Glickman was a longtime mentor of broadcasters. His most famous protégé, Marv Albert, eventually called radio broadcasts of the Knicks, Giants and Rangers. He also helped the careers of the acclaimed sportscasters Spencer Ross and Johnny Most. In 1991, Glickman himself became a member of the Curt Gowdy wing of the Basketball Hall of Fame; he was the second person selected for the announcers' award, following Gowdy himself in 1990. Quarterback Jim Kelly relied on Glickman's advice when he transitioned to a broadcast career for a brief period in the late 1990s.

Glickman joined the radio station WHN in 1939 and was its sports director by 1943. When the New York Knickerbockers were formed in 1946, Glickman was their radio announcer. Later, he was the National Basketball Association's first TV announcer. Glickman was also the first announcer for the New York Nets before the ABA-NBA merger, when they played in their first home, the Island Garden in Nassau County. Many feel he became the voice of the New York Nets as a favor to Lou Carnesecca, who left a successful stint as the basketball coach of St. John's University to be the first coach of the New York Nets. Marty Glickman was a play-by-play announcer for the New York Jets from 1972 to 1979 and 1987 to 1989.

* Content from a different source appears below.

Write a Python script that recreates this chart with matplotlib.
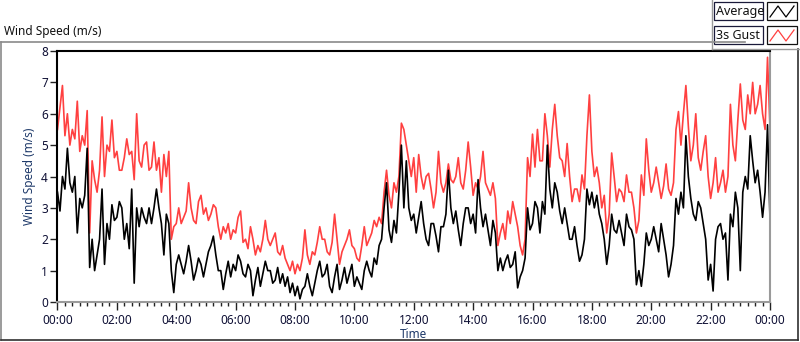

He was also the voice of the Yonkers Raceway for 12 years and the New York Jets for 11 years. Glickman did pre- and post-game shows for the Brooklyn Dodgers and New York Yankees for 22 years. Glickman was often heard on WPIX-11's telecasts of local college basketball during the winter and also called the play-by-play of their broadcasts of the High School Football Game Of The Week, with former NY Yankee Elston Howard providing the color commentary. As the sports director of WCBS Radio in the 1960s, he briefly resurrected the ancient broadcasting art of re-creation, voicing blind play-by-play accounts of segments of New York Yankees spring training games to the huddled, chilled, baseball-starved masses in the metropolitan area.

Glickman became the first sports director for Home Box Office in 1972.

In addition, in the 1980s, Glickman also broadcast University of Connecticut football and basketball games for the Connecticut Radio Network. Glickman returned to college football in 1985, calling Ivy League football games for PBS.

In addition to this, Glickman covered track meets, wrestling matches from St. Nicholas Arena, roller derbies, rodeos and even a marbles tournament. NBC employed him as a critic and teacher of its sports announcers. In 1988, Glickman returned to television on NBC as a play-by-play replacement on its NFL telecasts while protégé Marv Albert was in Seoul covering the Olympics. He retired from broadcasting in December 1992, aged 74.

==Autobiography and documentary film==
In 1996, his autobiography, The Fastest Kid on the Block: The Marty Glickman Story, was published; it was co-written by sportswriter Stan Isaacs.

On August 26, 2013, the documentary film Glickman by James L. Freedman was broadcast on HBO. Martin Scorsese was one of the film's executive producers. The film received positive reviews and was released on DVD in 2014.

Glickman was portrayed by Jeremy Ferdman in the 2016 biopic Race, about African American Olympic athlete Jesse Owens.

==Death==
Glickman underwent heart bypass surgery at Lenox Hill Hospital in Manhattan, New York, on December 14, 2000, and died of complications on January 3, 2001. He was 83.